So your claiming 200,000 years ago over 200 billion people existed on the planet?????? And you are descended from every one of them?????
XD so do I not have 8 great grandparents? Did they not have two parents each? Congratulations on recognizing that we are all inbred as heck, though. It's basically a matter of time before any population that started out relatively unrelated has a generation where people unintentionally have no choice but to have kids with people that share blood relatives with them.
You assume those traits developed by a process other than the recombining of genomes during mating.
-_- recombination doesn't produce new alleles, just new distributions of existing ones. The traits would be expressed previously along the lineage.
Are you now claiming that wars caused new traits to develop?
Wars can cause traits that were once uncommon or new to become far more common within a population. I mean, if a population starts out with 500 green spotted beetles and 1 red spotted beetle, and after fighting each other 25 green spotted beetles and the 1 red spotted beetle remain, you can see how the red spotted allele is more likely to become more prevalent than it once was.
I assume they kept the traits from the first pair onwards.
But what does that 30% do to your claims of doubling every generation above except remove it.

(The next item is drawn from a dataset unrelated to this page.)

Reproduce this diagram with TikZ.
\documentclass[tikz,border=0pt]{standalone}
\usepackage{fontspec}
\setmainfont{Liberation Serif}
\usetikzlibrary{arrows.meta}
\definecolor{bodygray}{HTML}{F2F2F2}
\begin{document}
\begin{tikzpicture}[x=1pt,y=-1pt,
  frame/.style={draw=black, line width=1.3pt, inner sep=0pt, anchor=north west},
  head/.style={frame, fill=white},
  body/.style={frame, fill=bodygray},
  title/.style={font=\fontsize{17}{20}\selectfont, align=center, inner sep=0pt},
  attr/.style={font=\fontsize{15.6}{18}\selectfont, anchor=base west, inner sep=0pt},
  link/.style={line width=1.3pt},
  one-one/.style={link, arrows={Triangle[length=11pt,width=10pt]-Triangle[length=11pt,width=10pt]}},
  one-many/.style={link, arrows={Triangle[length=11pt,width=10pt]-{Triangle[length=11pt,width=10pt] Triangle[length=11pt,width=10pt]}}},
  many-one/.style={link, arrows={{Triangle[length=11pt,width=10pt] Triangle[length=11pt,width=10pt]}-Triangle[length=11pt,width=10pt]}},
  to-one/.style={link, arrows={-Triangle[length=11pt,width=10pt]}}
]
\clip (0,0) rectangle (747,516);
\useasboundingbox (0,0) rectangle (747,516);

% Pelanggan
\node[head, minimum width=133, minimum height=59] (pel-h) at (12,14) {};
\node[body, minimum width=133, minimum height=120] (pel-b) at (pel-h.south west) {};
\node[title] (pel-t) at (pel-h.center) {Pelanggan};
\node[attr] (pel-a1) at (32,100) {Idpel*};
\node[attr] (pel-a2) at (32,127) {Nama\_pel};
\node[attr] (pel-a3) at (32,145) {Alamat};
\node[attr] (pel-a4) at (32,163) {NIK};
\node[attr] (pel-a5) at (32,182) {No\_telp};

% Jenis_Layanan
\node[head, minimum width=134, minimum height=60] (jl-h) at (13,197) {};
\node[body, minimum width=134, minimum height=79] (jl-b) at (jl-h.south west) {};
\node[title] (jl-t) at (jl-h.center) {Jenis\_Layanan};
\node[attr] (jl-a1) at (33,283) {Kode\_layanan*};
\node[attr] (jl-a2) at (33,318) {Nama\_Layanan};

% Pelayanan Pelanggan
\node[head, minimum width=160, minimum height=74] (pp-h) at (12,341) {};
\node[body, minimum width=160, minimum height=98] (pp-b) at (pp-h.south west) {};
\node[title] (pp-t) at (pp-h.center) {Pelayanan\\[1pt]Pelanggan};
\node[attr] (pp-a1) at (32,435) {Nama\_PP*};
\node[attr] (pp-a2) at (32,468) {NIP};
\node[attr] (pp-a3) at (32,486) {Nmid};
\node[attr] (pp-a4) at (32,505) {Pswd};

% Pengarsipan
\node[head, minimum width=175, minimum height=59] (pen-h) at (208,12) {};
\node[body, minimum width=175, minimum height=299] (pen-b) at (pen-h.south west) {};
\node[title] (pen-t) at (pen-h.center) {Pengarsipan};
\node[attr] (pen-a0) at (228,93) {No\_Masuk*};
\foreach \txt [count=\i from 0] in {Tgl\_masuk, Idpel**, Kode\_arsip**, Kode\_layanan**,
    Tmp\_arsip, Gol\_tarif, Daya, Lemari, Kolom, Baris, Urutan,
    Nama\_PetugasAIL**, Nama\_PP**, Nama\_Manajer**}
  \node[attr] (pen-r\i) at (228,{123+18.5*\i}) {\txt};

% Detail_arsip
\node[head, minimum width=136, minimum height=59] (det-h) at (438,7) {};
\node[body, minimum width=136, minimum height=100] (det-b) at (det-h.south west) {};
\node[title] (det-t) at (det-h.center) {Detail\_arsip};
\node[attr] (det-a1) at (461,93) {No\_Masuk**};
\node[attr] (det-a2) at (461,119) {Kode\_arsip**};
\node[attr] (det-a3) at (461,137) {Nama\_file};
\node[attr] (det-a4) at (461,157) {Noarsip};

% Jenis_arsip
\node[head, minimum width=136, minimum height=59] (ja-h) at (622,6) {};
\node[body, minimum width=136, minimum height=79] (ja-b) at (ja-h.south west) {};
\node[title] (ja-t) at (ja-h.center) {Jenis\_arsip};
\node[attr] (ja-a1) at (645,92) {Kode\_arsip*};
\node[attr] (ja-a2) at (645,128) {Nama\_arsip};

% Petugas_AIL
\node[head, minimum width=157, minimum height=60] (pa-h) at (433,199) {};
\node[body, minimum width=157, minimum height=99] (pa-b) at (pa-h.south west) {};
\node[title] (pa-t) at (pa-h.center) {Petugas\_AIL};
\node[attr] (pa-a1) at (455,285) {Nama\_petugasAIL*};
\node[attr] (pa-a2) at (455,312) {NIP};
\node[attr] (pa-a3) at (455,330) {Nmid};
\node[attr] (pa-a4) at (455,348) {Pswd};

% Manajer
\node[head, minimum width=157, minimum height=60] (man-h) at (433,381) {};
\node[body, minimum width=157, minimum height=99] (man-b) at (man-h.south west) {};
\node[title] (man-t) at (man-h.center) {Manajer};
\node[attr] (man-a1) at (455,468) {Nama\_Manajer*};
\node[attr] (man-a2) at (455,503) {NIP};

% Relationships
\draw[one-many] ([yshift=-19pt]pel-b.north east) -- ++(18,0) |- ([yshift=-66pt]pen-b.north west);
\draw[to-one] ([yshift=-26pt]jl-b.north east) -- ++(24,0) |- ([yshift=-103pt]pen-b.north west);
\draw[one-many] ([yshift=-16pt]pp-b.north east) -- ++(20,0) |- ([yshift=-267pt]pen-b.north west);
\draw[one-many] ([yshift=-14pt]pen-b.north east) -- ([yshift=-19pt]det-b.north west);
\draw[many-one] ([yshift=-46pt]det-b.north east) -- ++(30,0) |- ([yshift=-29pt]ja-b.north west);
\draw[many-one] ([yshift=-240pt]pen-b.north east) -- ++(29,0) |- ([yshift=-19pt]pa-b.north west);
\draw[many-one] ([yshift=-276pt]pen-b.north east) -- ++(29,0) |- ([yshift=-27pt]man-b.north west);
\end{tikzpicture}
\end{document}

-_- the doubling thing is how we know we are all related, even without genetics. Obviously, I couldn't possibly have that many different ancestors when the human population was much smaller than that. That is, many of those ancestors from that far back are repeats; they are my ancestor through multiple lineages. They count as more than one. After all, a person wouldn't have 4 grandparents if their parents were siblings. The doubling only happens without inbreeding. But even with excessive inbreeding beyond what falls within human history, surely you haven't missed the point that an ancestor of mine from 200,000 years ago would have had multiple avenues by which to pass down genes to massive numbers of modern people (most likely, all of them).
I agree, it's not impossible when you kill off all but a few thousand.......

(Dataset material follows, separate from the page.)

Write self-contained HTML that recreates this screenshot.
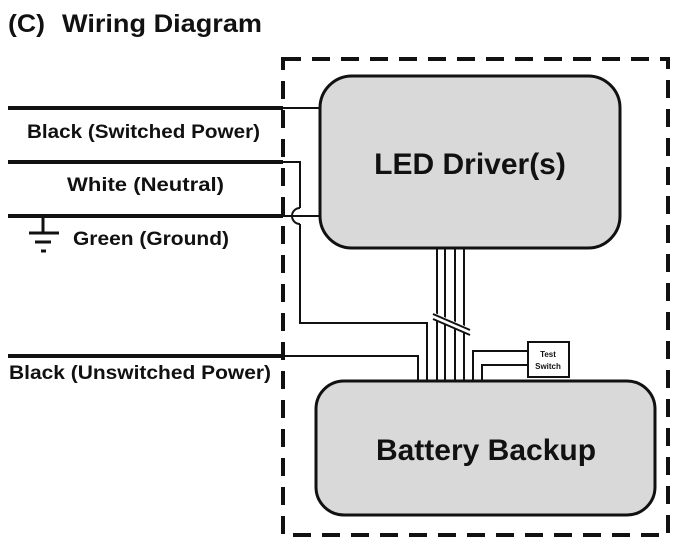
<!DOCTYPE html>
<html><head><meta charset="utf-8"><style>
html,body{margin:0;padding:0;background:#fff;}
svg{display:block;}
text{font-family:"Liberation Sans",Arial,sans-serif;font-weight:bold;fill:#111;}
</style></head><body>
<svg width="688" height="552" viewBox="0 0 688 552" xmlns="http://www.w3.org/2000/svg">
<text x="8" y="32" font-size="25" textLength="37" lengthAdjust="spacingAndGlyphs">(C)</text>
<text x="62" y="32" font-size="25" textLength="200" lengthAdjust="spacingAndGlyphs">Wiring Diagram</text>
<rect x="283" y="59" width="385" height="476" fill="none" stroke="#111" stroke-width="4" stroke-dasharray="18,11"/>
<rect x="320" y="76" width="300" height="172" rx="32" fill="#d9d9d9" stroke="#111" stroke-width="3"/>
<rect x="316" y="381" width="339" height="134" rx="28" fill="#d9d9d9" stroke="#111" stroke-width="3"/>
<text x="470" y="174" font-size="30" text-anchor="middle">LED Driver(s)</text>
<text x="486" y="460" font-size="30" text-anchor="middle">Battery Backup</text>
<g stroke="#111" fill="none">
<line x1="8" y1="108" x2="283" y2="108" stroke-width="4"/>
<line x1="8" y1="162" x2="283" y2="162" stroke-width="4"/>
<line x1="8" y1="216" x2="283" y2="216" stroke-width="4"/>
<line x1="8" y1="356" x2="283" y2="356" stroke-width="4"/>
<g stroke-width="2">
<line x1="283" y1="108" x2="320" y2="108"/>
<polyline points="283,162 300,162 300,208"/>
<path d="M300,208 A8,8 0 0 0 300,224"/>
<polyline points="300,224 300,323 427,323 427,381"/>
<line x1="283" y1="216" x2="320" y2="216"/>
<polyline points="283,356 418,356 418,381"/>
<line x1="437" y1="248" x2="437" y2="381"/>
<line x1="445" y1="248" x2="445" y2="381"/>
<line x1="455" y1="248" x2="455" y2="381"/>
<line x1="464" y1="248" x2="464" y2="381"/>
<polyline points="473,381 473,351 528,351"/>
<polyline points="482,381 482,365 528,365"/>
<rect x="528" y="342" width="41" height="35" fill="#fff"/>
</g>
<line x1="433" y1="316" x2="470" y2="332" stroke="#fff" stroke-width="7"/>
<line x1="433" y1="314" x2="470" y2="330" stroke-width="2"/>
<line x1="433" y1="319" x2="470" y2="335" stroke-width="2"/>
<line x1="43" y1="216" x2="43" y2="233" stroke-width="3"/>
<line x1="29" y1="233" x2="59" y2="233" stroke-width="3"/>
<line x1="35" y1="242" x2="51" y2="242" stroke-width="3"/>
<line x1="41" y1="251" x2="46" y2="251" stroke-width="3"/>
</g>
<text x="548" y="357" font-size="8" font-weight="normal" text-anchor="middle">Test</text>
<text x="548" y="369" font-size="8" font-weight="normal" text-anchor="middle">Switch</text>
<text x="27" y="138" font-size="19" textLength="233" lengthAdjust="spacingAndGlyphs">Black (Switched Power)</text>
<text x="67" y="191" font-size="19" textLength="157" lengthAdjust="spacingAndGlyphs">White (Neutral)</text>
<text x="73" y="245" font-size="19" textLength="156" lengthAdjust="spacingAndGlyphs">Green (Ground)</text>
<text x="9" y="379" font-size="19" textLength="262" lengthAdjust="spacingAndGlyphs">Black (Unswitched Power)</text>
</svg>
</body></html>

Not even that, as explained by the inevitability of inbreeding.
At a world population of 1 billion, it would take the entire existence of the earth for such to become remotely possible. How long have modern humans been in existence even under your theory? With populations that have been isolated from one another to the extent that racial features have become set (inherited traits)?

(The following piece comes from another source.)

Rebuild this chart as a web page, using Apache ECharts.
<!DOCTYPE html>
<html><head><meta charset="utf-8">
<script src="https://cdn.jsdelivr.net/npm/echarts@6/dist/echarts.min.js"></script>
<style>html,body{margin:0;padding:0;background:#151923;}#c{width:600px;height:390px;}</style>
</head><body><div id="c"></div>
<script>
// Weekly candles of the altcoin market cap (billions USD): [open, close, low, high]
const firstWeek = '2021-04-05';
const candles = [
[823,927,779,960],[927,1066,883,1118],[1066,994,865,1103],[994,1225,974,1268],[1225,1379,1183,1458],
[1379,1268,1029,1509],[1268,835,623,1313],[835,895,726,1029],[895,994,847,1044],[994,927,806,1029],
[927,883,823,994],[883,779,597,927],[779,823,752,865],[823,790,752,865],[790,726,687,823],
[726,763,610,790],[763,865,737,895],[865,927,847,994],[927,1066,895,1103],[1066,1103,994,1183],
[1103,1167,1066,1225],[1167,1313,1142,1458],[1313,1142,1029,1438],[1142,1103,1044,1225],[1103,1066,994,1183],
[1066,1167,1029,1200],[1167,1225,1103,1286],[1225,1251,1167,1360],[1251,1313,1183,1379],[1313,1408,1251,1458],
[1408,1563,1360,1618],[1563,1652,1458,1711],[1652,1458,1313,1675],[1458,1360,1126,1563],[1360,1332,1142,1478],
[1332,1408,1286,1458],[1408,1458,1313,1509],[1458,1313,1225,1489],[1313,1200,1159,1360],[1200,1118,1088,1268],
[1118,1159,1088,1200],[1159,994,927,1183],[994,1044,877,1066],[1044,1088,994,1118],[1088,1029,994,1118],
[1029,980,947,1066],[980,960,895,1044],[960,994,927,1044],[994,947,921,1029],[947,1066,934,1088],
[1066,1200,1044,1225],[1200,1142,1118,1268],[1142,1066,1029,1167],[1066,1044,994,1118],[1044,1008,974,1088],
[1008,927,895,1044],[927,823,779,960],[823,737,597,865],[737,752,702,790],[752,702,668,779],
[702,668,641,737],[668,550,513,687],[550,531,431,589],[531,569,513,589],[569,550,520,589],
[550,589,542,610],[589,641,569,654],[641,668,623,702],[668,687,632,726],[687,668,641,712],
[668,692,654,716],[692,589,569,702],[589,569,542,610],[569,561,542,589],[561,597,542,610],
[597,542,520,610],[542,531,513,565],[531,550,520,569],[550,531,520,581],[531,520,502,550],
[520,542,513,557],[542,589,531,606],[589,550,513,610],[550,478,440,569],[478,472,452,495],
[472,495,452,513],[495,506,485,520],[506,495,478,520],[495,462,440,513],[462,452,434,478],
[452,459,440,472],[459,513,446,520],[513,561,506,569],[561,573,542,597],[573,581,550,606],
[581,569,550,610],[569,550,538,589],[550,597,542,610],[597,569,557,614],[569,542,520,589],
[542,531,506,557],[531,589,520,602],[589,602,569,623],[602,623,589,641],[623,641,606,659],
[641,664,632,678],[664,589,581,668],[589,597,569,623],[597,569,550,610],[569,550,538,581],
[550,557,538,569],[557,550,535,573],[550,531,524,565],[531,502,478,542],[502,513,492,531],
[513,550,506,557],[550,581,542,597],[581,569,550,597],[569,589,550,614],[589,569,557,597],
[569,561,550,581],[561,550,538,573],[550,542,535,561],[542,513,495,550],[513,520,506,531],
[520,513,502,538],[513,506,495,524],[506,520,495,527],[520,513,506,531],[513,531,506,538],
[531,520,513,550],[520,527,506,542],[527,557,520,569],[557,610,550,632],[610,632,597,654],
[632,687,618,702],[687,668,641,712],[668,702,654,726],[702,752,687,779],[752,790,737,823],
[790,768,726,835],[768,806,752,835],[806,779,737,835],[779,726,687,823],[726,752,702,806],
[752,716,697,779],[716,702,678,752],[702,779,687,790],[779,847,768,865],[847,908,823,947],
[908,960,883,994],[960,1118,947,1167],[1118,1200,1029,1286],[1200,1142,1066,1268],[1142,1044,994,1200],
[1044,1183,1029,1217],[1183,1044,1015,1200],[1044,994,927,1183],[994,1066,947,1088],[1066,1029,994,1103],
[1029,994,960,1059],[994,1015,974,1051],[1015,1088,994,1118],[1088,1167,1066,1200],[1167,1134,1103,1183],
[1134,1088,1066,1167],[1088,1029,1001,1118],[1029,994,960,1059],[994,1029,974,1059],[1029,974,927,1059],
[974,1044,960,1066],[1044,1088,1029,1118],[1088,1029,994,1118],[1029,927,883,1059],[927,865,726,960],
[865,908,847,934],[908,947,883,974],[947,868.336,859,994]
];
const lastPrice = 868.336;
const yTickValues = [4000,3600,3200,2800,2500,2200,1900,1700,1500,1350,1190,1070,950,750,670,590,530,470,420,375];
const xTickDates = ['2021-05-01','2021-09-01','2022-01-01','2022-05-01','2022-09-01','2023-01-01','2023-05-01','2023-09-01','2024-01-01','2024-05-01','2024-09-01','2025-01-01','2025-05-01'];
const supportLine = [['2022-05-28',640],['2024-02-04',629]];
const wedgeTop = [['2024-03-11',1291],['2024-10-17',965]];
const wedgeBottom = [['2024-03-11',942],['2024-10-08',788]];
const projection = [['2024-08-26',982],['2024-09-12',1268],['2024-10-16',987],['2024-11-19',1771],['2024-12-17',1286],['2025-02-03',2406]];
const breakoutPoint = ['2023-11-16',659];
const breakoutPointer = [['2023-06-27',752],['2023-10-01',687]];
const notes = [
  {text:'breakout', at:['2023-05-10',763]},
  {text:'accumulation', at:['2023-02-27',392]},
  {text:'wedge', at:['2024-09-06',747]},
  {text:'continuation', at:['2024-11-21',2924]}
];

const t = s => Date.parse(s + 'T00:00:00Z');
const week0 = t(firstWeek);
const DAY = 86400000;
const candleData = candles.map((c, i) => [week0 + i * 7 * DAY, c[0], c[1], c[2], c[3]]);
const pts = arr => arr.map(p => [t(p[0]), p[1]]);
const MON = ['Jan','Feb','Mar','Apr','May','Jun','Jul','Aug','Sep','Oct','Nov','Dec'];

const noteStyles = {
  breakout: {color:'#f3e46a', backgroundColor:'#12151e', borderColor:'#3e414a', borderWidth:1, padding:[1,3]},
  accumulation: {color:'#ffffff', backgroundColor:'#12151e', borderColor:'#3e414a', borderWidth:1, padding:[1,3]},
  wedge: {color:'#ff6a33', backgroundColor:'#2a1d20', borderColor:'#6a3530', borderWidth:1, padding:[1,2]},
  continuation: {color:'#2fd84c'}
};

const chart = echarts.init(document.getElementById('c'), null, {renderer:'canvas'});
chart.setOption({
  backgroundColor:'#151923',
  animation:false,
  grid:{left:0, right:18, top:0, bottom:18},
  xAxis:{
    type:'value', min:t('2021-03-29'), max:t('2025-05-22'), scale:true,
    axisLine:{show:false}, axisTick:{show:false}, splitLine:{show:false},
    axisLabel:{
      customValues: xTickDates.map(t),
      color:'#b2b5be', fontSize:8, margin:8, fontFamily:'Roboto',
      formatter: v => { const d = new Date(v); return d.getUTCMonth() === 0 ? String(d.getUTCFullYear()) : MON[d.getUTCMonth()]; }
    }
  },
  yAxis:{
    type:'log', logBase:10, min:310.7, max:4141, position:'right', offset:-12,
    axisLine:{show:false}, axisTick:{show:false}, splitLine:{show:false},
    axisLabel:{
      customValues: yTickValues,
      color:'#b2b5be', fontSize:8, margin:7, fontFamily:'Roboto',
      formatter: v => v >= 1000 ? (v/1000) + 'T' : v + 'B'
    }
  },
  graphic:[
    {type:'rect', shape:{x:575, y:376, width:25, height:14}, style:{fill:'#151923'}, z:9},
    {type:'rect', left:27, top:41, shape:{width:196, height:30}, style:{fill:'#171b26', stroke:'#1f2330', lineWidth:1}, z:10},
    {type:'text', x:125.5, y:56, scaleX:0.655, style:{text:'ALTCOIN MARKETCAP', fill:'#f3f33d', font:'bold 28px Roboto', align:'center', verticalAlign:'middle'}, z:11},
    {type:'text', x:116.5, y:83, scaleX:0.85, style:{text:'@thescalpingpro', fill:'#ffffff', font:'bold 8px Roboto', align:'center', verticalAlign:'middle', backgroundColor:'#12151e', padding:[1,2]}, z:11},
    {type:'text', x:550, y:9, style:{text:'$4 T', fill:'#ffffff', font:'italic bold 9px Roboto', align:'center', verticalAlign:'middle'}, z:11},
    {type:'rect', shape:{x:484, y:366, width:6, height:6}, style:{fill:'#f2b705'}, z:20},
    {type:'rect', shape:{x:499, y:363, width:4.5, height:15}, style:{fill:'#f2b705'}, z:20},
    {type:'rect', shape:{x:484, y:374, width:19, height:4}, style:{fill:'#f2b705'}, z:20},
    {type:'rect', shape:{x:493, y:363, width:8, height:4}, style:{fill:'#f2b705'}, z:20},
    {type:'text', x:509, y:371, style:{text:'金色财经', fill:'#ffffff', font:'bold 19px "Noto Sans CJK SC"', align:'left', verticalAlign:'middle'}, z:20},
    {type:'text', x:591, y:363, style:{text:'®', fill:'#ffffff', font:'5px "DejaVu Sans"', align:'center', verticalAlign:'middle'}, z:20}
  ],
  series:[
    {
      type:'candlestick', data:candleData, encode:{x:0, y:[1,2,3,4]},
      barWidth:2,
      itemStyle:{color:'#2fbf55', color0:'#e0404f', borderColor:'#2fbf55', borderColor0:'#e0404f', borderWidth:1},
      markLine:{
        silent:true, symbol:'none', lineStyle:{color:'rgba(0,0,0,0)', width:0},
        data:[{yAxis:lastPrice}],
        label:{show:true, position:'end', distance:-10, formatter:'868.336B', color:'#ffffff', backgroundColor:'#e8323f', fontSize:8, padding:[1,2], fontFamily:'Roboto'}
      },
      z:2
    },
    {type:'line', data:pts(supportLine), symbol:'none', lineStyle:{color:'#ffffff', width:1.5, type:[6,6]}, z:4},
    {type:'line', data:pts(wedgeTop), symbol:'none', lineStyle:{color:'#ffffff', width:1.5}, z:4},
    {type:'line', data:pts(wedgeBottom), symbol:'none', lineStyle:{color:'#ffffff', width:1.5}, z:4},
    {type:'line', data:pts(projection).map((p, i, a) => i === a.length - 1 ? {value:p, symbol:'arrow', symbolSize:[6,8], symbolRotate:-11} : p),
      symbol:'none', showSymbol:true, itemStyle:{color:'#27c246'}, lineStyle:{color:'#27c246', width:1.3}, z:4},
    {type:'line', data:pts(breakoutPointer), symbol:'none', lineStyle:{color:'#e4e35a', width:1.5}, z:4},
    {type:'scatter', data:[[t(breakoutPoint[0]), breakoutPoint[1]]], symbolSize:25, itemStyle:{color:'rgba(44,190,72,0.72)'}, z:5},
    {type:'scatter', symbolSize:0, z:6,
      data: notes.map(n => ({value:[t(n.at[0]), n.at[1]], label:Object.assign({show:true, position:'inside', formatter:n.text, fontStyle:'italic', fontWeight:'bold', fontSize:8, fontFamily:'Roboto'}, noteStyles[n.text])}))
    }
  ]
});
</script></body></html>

Modern humans? If I recall correctly, 200,000 years, which makes it funny if you brought up that number unintentionally. Also, that population isolation is far more recent than that, at about 60,000 years ago. Hence why there are some genes with regional distinctions, but nothing extensive enough for there to be multiple subspecies of modern humans, and the genetic isolation was rather imperfect (on account of travelers, slavers, etc.).
Only in recent times has the population began to mix, and even then can you tell me how long it is going to take for the entire Asian population to inherit a gene from your family?
-_- depends on how prolific my family is and if any mass deaths occur. Just because humans currently number in the billions doesn't mean that our population couldn't be reduced severely again. Just ask the Passenger Pigeon, the most abundant bird in North America... oh wait, you can't, because it is extinct despite having such high numbers just a few centuries ago. Took less than 150 years to decimate a population of at least 3 billion down to nothing.
Even if we assume one marries one of your descendants every time? Can we say Billions upon billions upon billions of years?
Nope, because we cannot predict the future of human populations. Wouldn't take billions of years though, because as you have noticed, it would take a population of over 200 billion people for everyone to not share an ancestor from today 200,000 years in the future.
So yeah, even with large populations, a few thousand years is usually all it takes for everyone within a breeding group to end up with a benign allele if it is extremely beneficial to survival and reproduction.
So we agree the starting population must be extremely small for all to share related traits.... Or you must kill off almost all in a catastrophe, say like a flood....
Nah, doesn't need to be reduced that much (and there is no historical evidence to suggest that our ancestors were ever reduced to so few). I mean, think of it this way, the only way for me not to be related to every modern human going back 200,000 years would be if there were over 200 billion people on the planet back then, which is a ridiculous number.